On this second Sunday of advent, we lit the “peace candle”. Peace for Christians is one of the major themes which is foundational for us. We are striving always to uphold the vision of Jesus, the Prince of Peace. We are always looking for a sustainable piece. It is important to investigate how sustainable piece is built. It is not built through crushing all our enemies with violence and military might which was the Roman way of building peace. Jesus way of building peace was through honesty and building a healing community. Pure honesty builds trust which builds peace. The key to unlocking sustainable peace is through ‘real hope’. There are two types of hope which circulates around in our society and in the Christian world. The first is a “magical hope” such as when we think that we will buy a lotto ticket and hope that we can win. Sadly, the church has often misused and misinterpreted the miracles of Jesus turning what is a statement of meaning of the awesome love of God into some kind of magical trick. People have often spent their lives in frustration chasing after miracle rainbows offered by all the churches. This usually results in disappointment and disillusionment of a faith in God. A second type of hope comes from the concept of “real hope”.
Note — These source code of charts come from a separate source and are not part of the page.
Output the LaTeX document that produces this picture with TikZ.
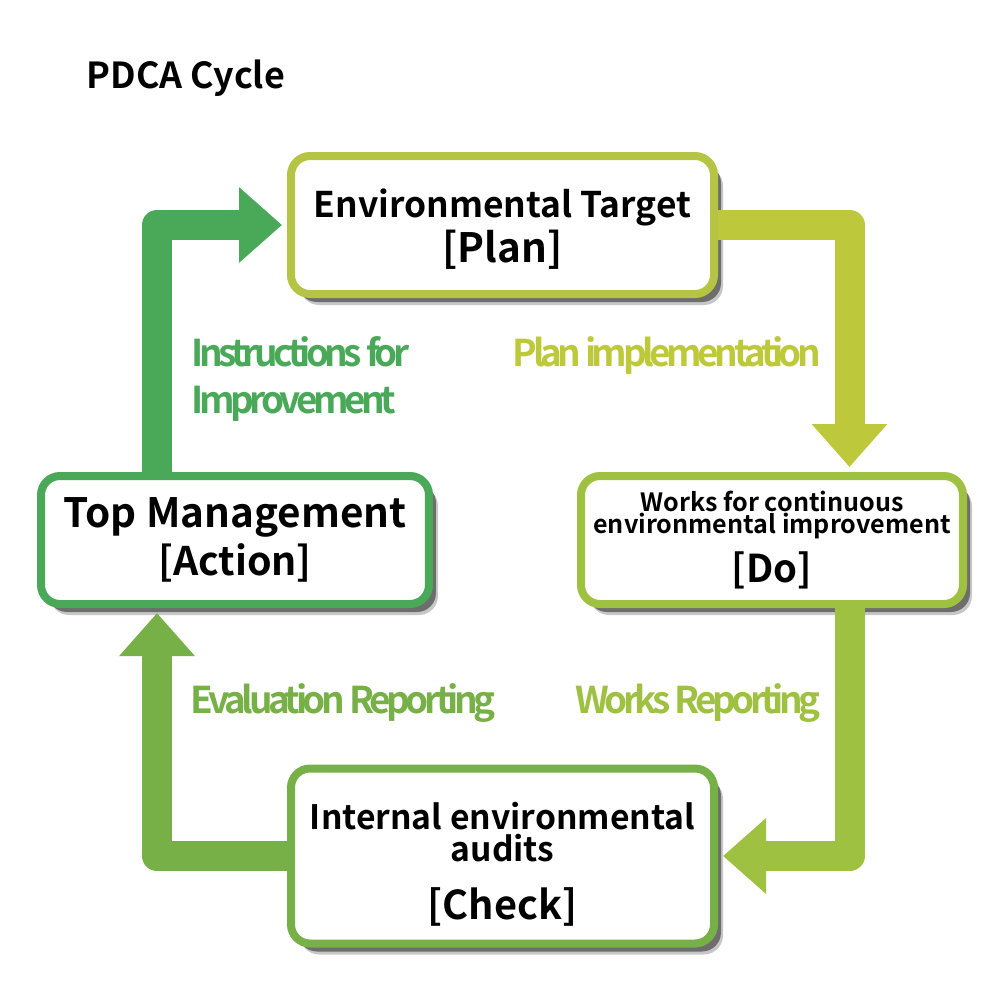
\documentclass[tikz,border=0pt]{standalone}
\usepackage{fontspec}
\setmainfont{Noto Sans CJK JP}[BoldFont={Noto Sans CJK JP Bold}]
\newfontfamily\tagfont{Noto Sans CJK JP Bold}[LetterSpace=-12]
\usetikzlibrary{arrows.meta,shadows}
\setlength{\lineskiplimit}{-5pt}
\definecolor{planline}{RGB}{181,196,66}
\definecolor{planarrow}{RGB}{189,201,58}
\definecolor{doline}{RGB}{158,193,66}
\definecolor{checkline}{RGB}{119,176,70}
\definecolor{actline}{RGB}{74,168,89}
\tikzstyle{box}=[rectangle, rounded corners=1.9mm, line width=0.8mm, fill=white, align=center, inner sep=0pt,
  drop shadow={shadow xshift=0.9mm, shadow yshift=-1.1mm, fill=black, opacity=0.22},
  drop shadow={shadow xshift=0.7mm, shadow yshift=-0.8mm, fill=black, opacity=0.45}]
\tikzstyle{flow}=[line width=3mm, line join=round, shorten >=0.5mm, -{Triangle[length=4.3mm, width=7.3mm]}]
\tikzstyle{tag}=[inner sep=0pt, font=\tagfont\fontsize{10.5}{13.6}\selectfont]

\begin{document}
\begin{tikzpicture}[x=0.1mm, y=-0.1mm]
	   \useasboundingbox (0,0) rectangle (1000,1000);
		   \begin{scope}
			   \node (8) at (86,88)[anchor=base west, inner sep=0pt, font=\bfseries\fontsize{10.2}{12}\selectfont] {PDCA Cycle};
			   \node (0) at (502.5,225)[box, draw=planline, minimum width=42.3mm, minimum height=13.8mm, font=\bfseries\fontsize{10.06}{12.8}\selectfont] {\rule{0pt}{10.3pt}Environmental Target\\\fontsize{11.5}{12.8}\selectfont [Plan]};
			   \node (1) at (772,540)[box, draw=doline, minimum width=38.2mm, minimum height=12.8mm, font=\bfseries\fontsize{7.15}{6.3}\selectfont] {Works for continuous\\environmental improvement\\[7.4pt]\fontsize{10.9}{6.3}\selectfont [Do]};
			   \node (2) at (502.5,856)[box, draw=checkline, minimum width=42.3mm, minimum height=17.5mm, font=\bfseries\fontsize{9.57}{9.1}\selectfont] {\rule{0pt}{12.3pt}Internal environmental\\audits\\[7.4pt]\fontsize{11.3}{9.1}\selectfont [Check]};
			   \node (3) at (235,540)[box, draw=actline, minimum width=38.8mm, minimum height=12.8mm, font=\bfseries\fontsize{11.5}{13.7}\selectfont] {Top Management\\\fontsize{11.2}{13.7}\selectfont [Action]};
			   \node (4) at (667,355)[tag, text=planarrow] {Plan implementation};
			   \node (5) at (698,703)[tag, text=doline] {Works Reporting};
			   \node (6) at (343,703)[tag, text=checkline] {Evaluation Reporting};
			   \node (7) at (191,379)[tag, text=actline, anchor=west, align=left] {Instructions for\\Improvement};
			   \coordinate (r) at (849.5,0);
			   \coordinate (l) at (157,0);
		   \end{scope}
		   \begin{scope}
			   \draw [flow, planarrow] (0.east) -| (r |- 1.north);
			   \draw [flow, doline] (r |- 1.south) |- (2.east);
			   \draw [flow, checkline] (2.west) -| (l |- 3.south);
			   \draw [flow, actline] (l |- 3.north) |- (0.west);
		   \end{scope}
	   \end{tikzpicture}
\end{document}
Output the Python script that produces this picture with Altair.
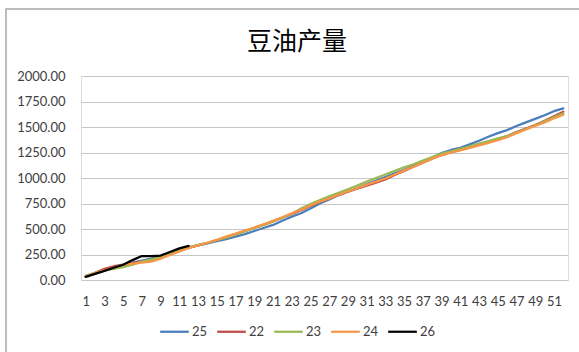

Real hope comes from people having vision, stamina and desire to work together to actively make change, usually sustained by a spiritual vision. Elizabeth May, the former leader of the Green party of Canada’s mother was such a visionary. Stephanie May worked tirelessly in the mid 50s in the USA to stop nuclear weapon testing for the benefit of the world and by building an international coalition that was able to bring pressure across the planet to stop atmospheric testing. Today we face many issues not just Covid-19 but climate change which can seem intractable but with perseverance and hope -change can be made when the Hope we use is real hope and not false hope. French philosopher Marcel once said, “hope is for the soul as breathing is for living organisms”. For ‘real hope’ to flourish sustainably, honesty and Hope have to be reconciled together.
There are 8 complex societal ingredients for building real hope: 1) no magic solutions; 2) must build coalitions and work together; 3) get over all boundaries and frameworks; 4) hope is built piece by piece- like working with Lego; 5) hope is always uncertain and hard fought; 6) must have real measurable goals; 7) it is based in clear eyed realism – no dreaming; 8) “Hope that” vs.” Hope to”. Hope ‘to’ is a commitment to action and not just being a spectator. Jesus teaching and promise was built in a concrete way with true action modeled by our Lord and followed by his disciples. It is now up to us as we seek real peace to follow in these footsteps to use real hope! May God bless us all on our journey of Peace as we celebrate the Birth of Jesus in our lives.